BHB：Branch History Buffer 记录以前的分支行为，包括分支是否被执行以及执行的方向

BTB：Branch Target Buffer 记录分支指令的目标地址，以便在分支指令执行时能够快速获取目标地址

STL：Speculative Store Bypass（规范存储绕过）

RSB：a small hardware stack of recent return addresses pushed during recent call instructions 存储最近调用指令期间推送的返回地址的硬件栈

②推测数据依赖性的存在

如果结果预测：

正确，reorder buffer 中的指令 are retired in-order
错误，结果被废除（squashed），并通过 flushing the pipeline and the reorder buffer 执行回滚，过程中 all architectural but no microarchitectural changes are reverted

得出结论：瞬态执行存在 measurable microarchitectural side effects

B. Transient-Execution Attacks & Defenses（攻击&防御手段）

定义：利用 microarchitectural state 的变化来提取 sensitive information 攻击称为 transient-execution attacks

分类：

Spectre-type attacks：利用预测机制
Meltdown-type attacks：利用 architectural or microarchitectural fault 后的 transient execution（即利用异常的延迟处理）

Spectre攻击

若干变体：

变体	解释
Spectre-PHT	利用PHT和BHB，使处理器错误预测条件分支后的代码路径
Spectre-BTB	用攻击者选择的目的地毒害BTB，导致在攻击者选择的目的地临时执行代码
Spectre-STL	exploits when the processor transiently uses a stale value（旧值） because it could not find the updated value in the store buffer, e.g., due to aliasing（多个变量或表达式使用同一个内存位置）.
Spectre-RSB & ret2spec	When a ret is executed, the top of the RSB is used to predict the return address.
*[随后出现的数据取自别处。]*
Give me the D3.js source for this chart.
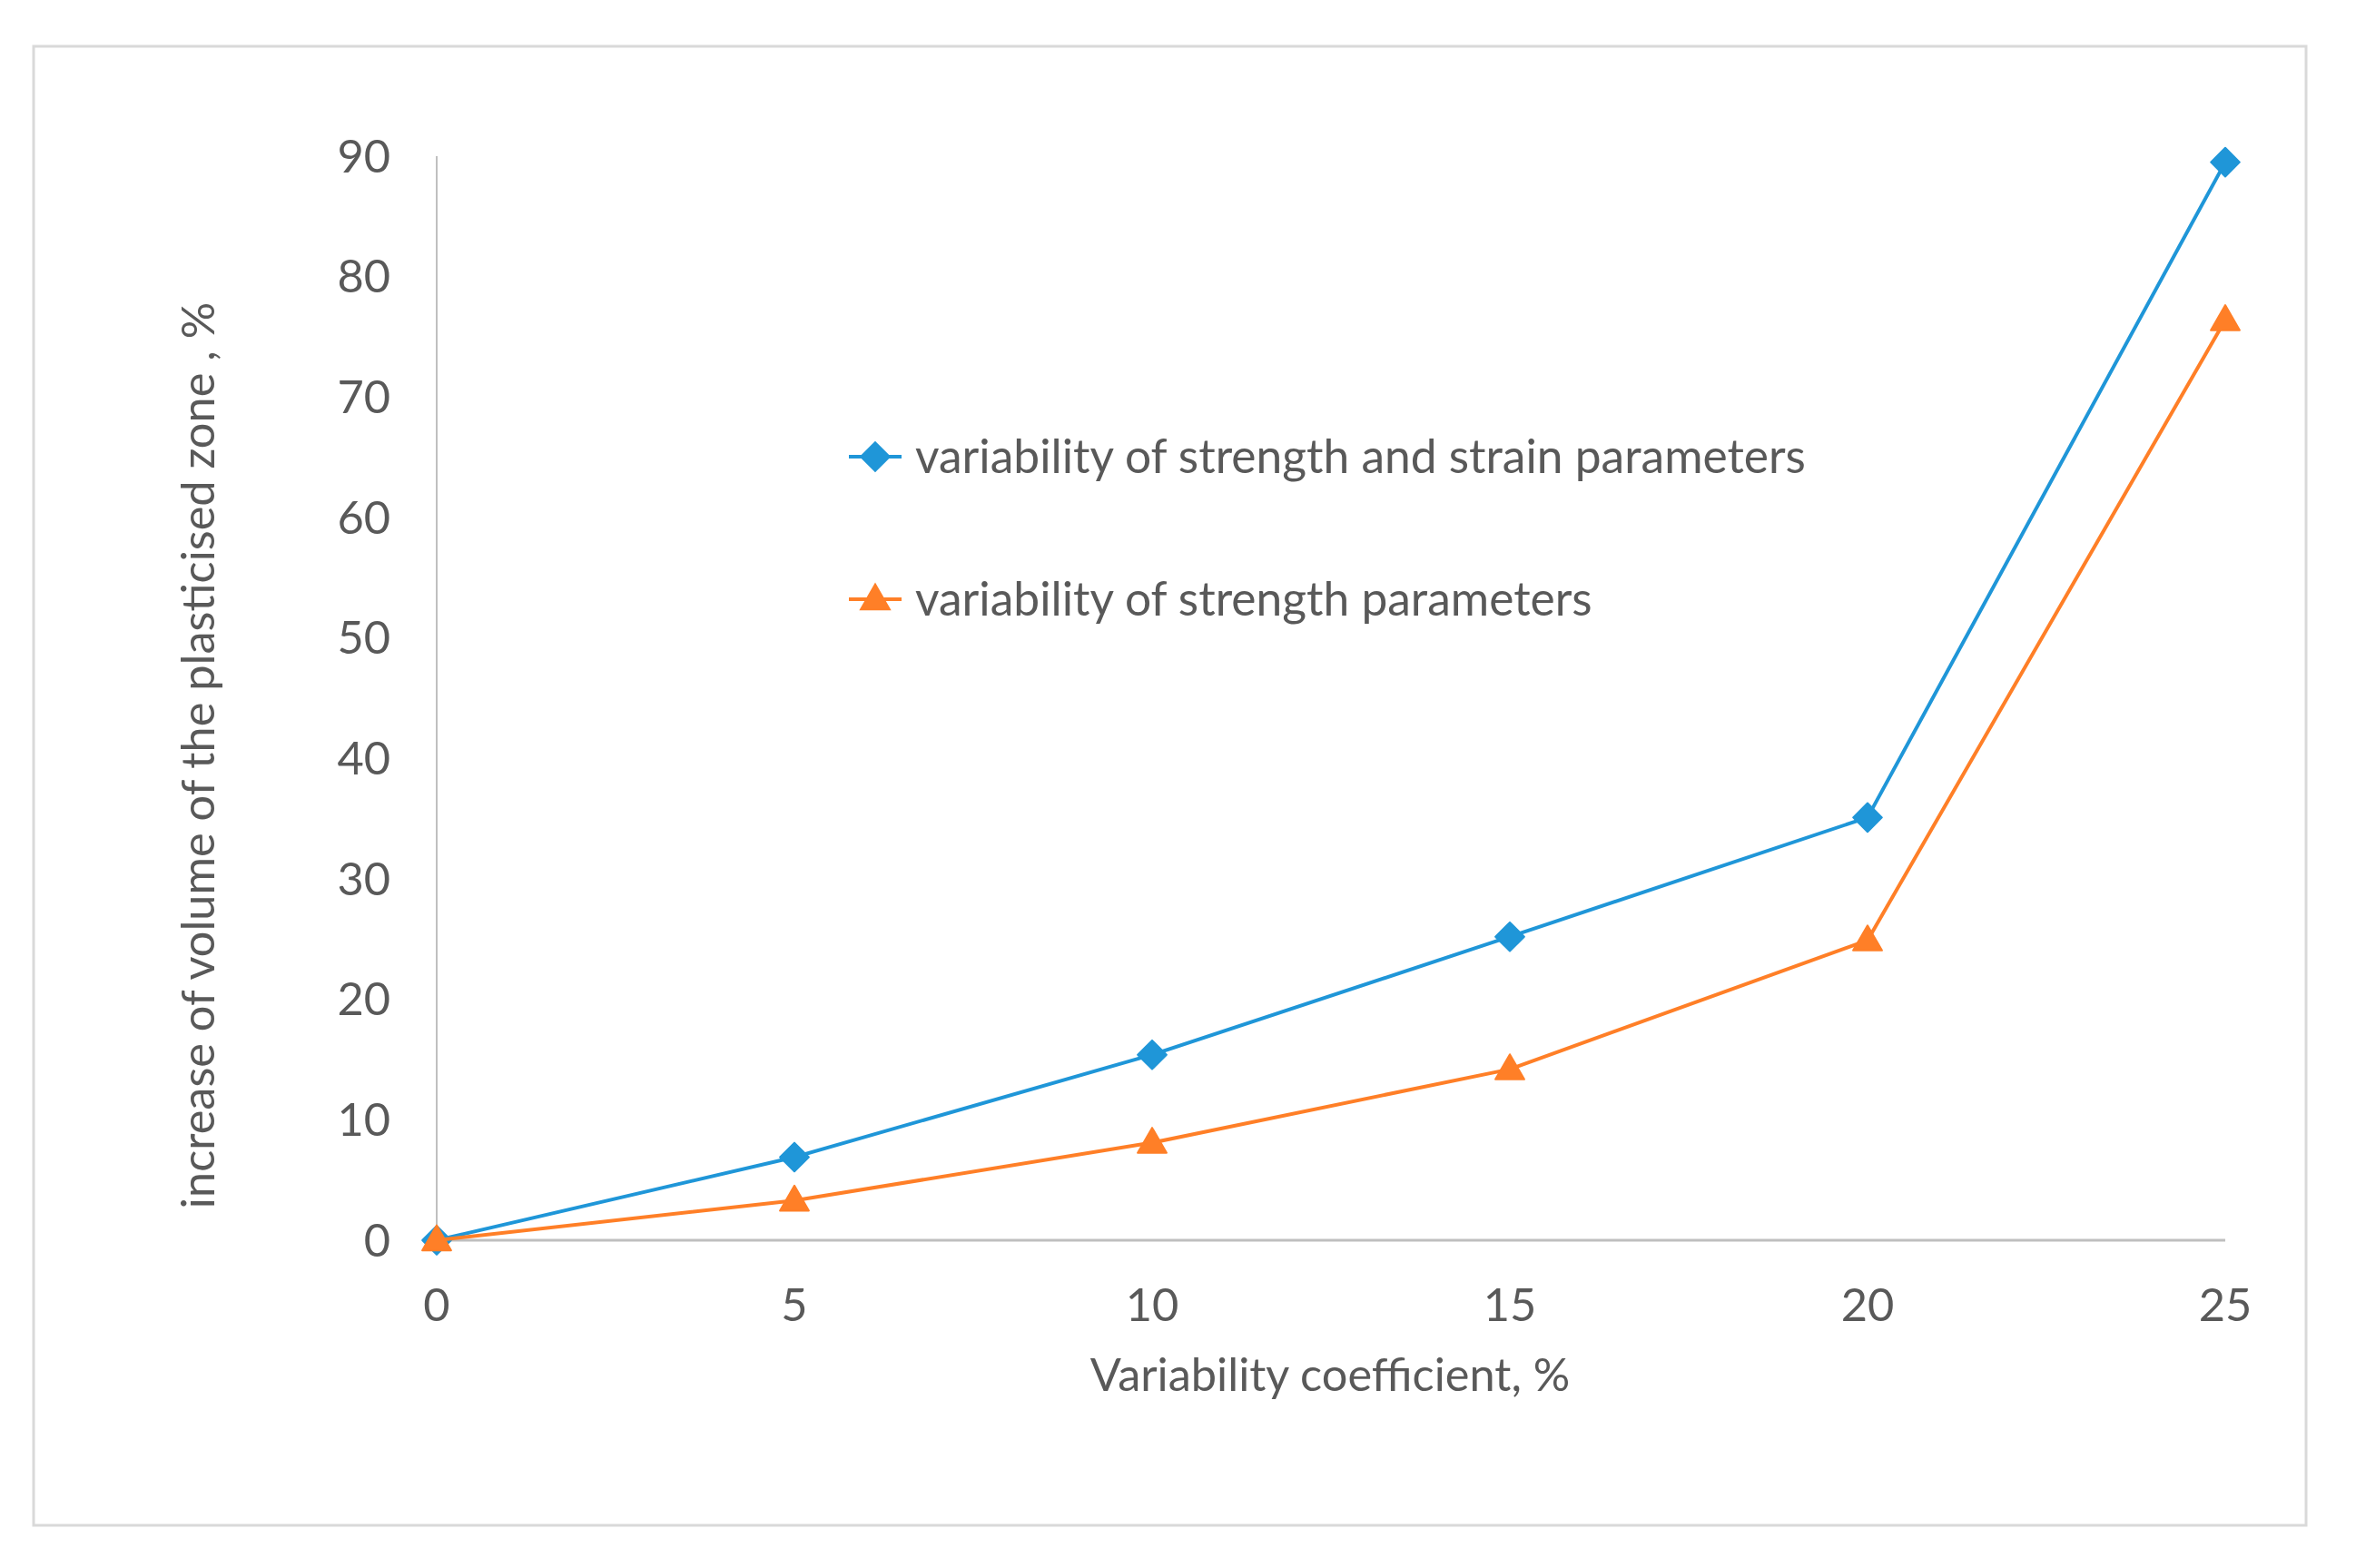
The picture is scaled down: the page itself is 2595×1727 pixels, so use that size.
<!DOCTYPE html>
<html><head><meta charset="utf-8">
<script src="https://cdn.jsdelivr.net/npm/d3@7"></script>
<style>body{margin:0;background:#fff}text{font-family:Lato,"Open Sans",sans-serif;fill:#595959}</style>
</head><body>
<svg id="c" width="2595" height="1727"></svg>
<script>
const xValues = [0, 5, 10, 15, 20, 25];
const seriesStrengthStrain = [0, 6.9, 15.4, 25.2, 35.1, 89.5];
const seriesStrength = [0, 3.3, 8.1, 14.2, 24.9, 76.4];
const seriesNames = ["variability of strength and strain parameters", "variability of strength parameters"];
const xTicks = [0, 5, 10, 15, 20, 25];
const yTicks = [0, 10, 20, 30, 40, 50, 60, 70, 80, 90];
const xTitle = "Variability coefficient, %";
const yTitle = "increase of volume of the plasticised zone , %";

const svg = d3.select("#c");
svg.append("rect").attr("x",0).attr("y",0).attr("width",2595).attr("height",1727).attr("fill","#fff");
svg.append("rect").attr("x",37).attr("y",51).attr("width",2503).attr("height",1629)
  .attr("fill","none").attr("stroke","#d9d9d9").attr("stroke-width",3);

const x = d3.scaleLinear().domain([0,25]).range([481,2451]);
const y = d3.scaleLinear().domain([0,90]).range([1366,172]);

svg.append("line").attr("x1",x(0)).attr("x2",x(0)).attr("y1",y(90)).attr("y2",y(0)).attr("stroke","#bfbfbf").attr("stroke-width",2);
svg.append("line").attr("x1",x(0)).attr("x2",x(25)).attr("y1",y(0)).attr("y2",y(0)).attr("stroke","#bfbfbf").attr("stroke-width",3);

const fs = 50.5;
svg.append("g").selectAll("text").data(yTicks).join("text")
  .attr("x",430).attr("y",d=>y(d)).attr("dy","0.35em").attr("text-anchor","end")
  .attr("font-size",fs).text(d=>d);
svg.append("g").selectAll("text").data(xTicks).join("text")
  .attr("x",d=>x(d)).attr("y",1437).attr("dy","0.35em").attr("text-anchor","middle")
  .attr("font-size",fs).text(d=>d);
svg.append("text").attr("x",1465).attr("y",1514).attr("dy","0.35em").attr("text-anchor","middle").attr("font-size",fs).text(xTitle);
svg.append("text").attr("transform","translate(218,832) rotate(-90)").attr("dy","0.35em").attr("text-anchor","middle").attr("font-size",fs).text(yTitle);

const colors = ["#1f96d8", "#ff7f27"];
const allSeries = [seriesStrengthStrain, seriesStrength];
const line = d3.line().x((d,i)=>x(xValues[i])).y(d=>y(d));
const diamond = d3.symbol().type(d3.symbolDiamond2).size(640);
const tri = d3.symbol().type(d3.symbolTriangle).size(440);
allSeries.forEach((s,k)=>{
  const g = svg.append("g");
  g.append("path").datum(s).attr("d",line).attr("fill","none").attr("stroke",colors[k]).attr("stroke-width",4).attr("stroke-linejoin","round");
  g.selectAll("path.m").data(s).join("path").attr("class","m")
    .attr("transform",(d,i)=>`translate(${x(xValues[i])},${y(d)+(k===1?2:0)})`)
    .attr("d",k===0?diamond:tri).attr("fill",colors[k]).attr("stroke",colors[k]).attr("stroke-width",2).attr("stroke-linejoin","round");
});

const legY = [503, 660];
seriesNames.forEach((n,k)=>{
  const g = svg.append("g");
  g.append("line").attr("x1",935).attr("x2",993).attr("y1",legY[k]).attr("y2",legY[k]).attr("stroke",colors[k]).attr("stroke-width",4);
  g.append("path").attr("transform",`translate(964,${legY[k]+(k===1?2:0)})`).attr("d",k===0?diamond:tri).attr("fill",colors[k]).attr("stroke",colors[k]).attr("stroke-width",2);
  g.append("text").attr("x",1008).attr("y",legY[k]).attr("dy","0.35em").attr("font-size",51.5).text(n);
});
</script>
</body></html>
An attacker can force misspeculation（强制错误预测） in various ways, e.g., by overfilling the RSB, or by overwriting the return address on the software stack.

共同点：

use transient execution to access data that they would not access in normal, considerate execution
use this data to influence the microarchitectural state（微架构状态）, which can be observed using microarchitectural attacks, e.g., Flush+Reload
all are executed locally on the victim machine, requiring the attacker to run code on the machine

Meltdown攻击

不利用错误推测，而利用技术来临时执行指令

Between the occurrence of an exception（异常发生） and it being raised（异常引发）, 访问由出错指令检索到的数据的指令可以短暂地执行。

变体	解释
origin	exploited the deferred page fault following a user/supervisor bit violation, allowing to leak arbitrary memory（泄露任意内存）
a variation	allows an attacker to read system registers
microarchitectural data sampling (MDS) attacks	have been demonstrated on other internal buffers of the CPU

防御方法

easiest：禁用预测
- 类似的Intel and AMD：using serializing instructions on both outcomes of a branch
Evtyushkin等人的方法：allow a developer to annotate branches that could leak sensitive data, which are then not predicted（开发人员进行注释）

所有 local Spectre variants 使用 Flush+ Reload 或 Prime+Probe 方法，需要访问 high-resolution timer，一种防御措施是降低 timer 的准确性。

Flush+Reload（清空重载）：

首先，攻击者将目标数据从内存加载到缓存中；

然后，攻击者通过执行clflush指令将该数据从缓存中清空（flush）；

接着，攻击者等待一段时间，再次读取该数据并计算访问时间，如果读取时间较快，说明该数据被其他程序所访问，并且可以通过测量访问时间的差异来推断出目标数据的值。

Prime+Probe（填充探测）：

首先，攻击者将自己的数据加载到缓存中（即进行预热操作）；

接着，攻击者等待一段时间，使得目标系统上的操作也会访问到相同的缓存行，从而将目标数据加载到缓存中；

然后，攻击者执行一个与目标数据无关的计算任务，该计算任务需要访问到同一缓存集（set）中的其他缓存行；

最后，攻击者测量目标数据的访问时间，如果读取时间较短，说明目标数据已经被加载到了缓存中。

Design of CONTEXT

Idea：non-transient mappings 非瞬态映射

指示映射包含在瞬态执行域中不能访问的秘密（must not be accessed within the transient-execution domain）

ConTExT 的优点：

the instructions leaking the secret are not executed
independent instructions (marked with arrows) later on in the instruction stream can still be executed during the out-of-order execution.
- 独立指令虽然无法彻底执行完毕（cannot retire），它们可以预热（warm up） caches 和 buffers, 例如通过触发预取器（prefetchers）

A. Non-Transient Memory Mappings

实现机制包含以下三种：

①Currently Reserved Page-Table Entry Bit

下图是 x86-64 的页表条目，其中46到51位的6位是保留位，可以将其中一个 bit 利用为 non-transient bit

②Currently Ignored Page-Table Entry Bit and Control Register

通过在其中一个CPU控制寄存器（如CR4、EFER或XCR0）中的一个位上启用该功能，操作系统就能意识到具体忽略位的改变语义

优点是物理地址空间可以兼容 4PB （Approach 1只能是2PB），缺点是操作系统不能自由使用the retrofitted ignored bit。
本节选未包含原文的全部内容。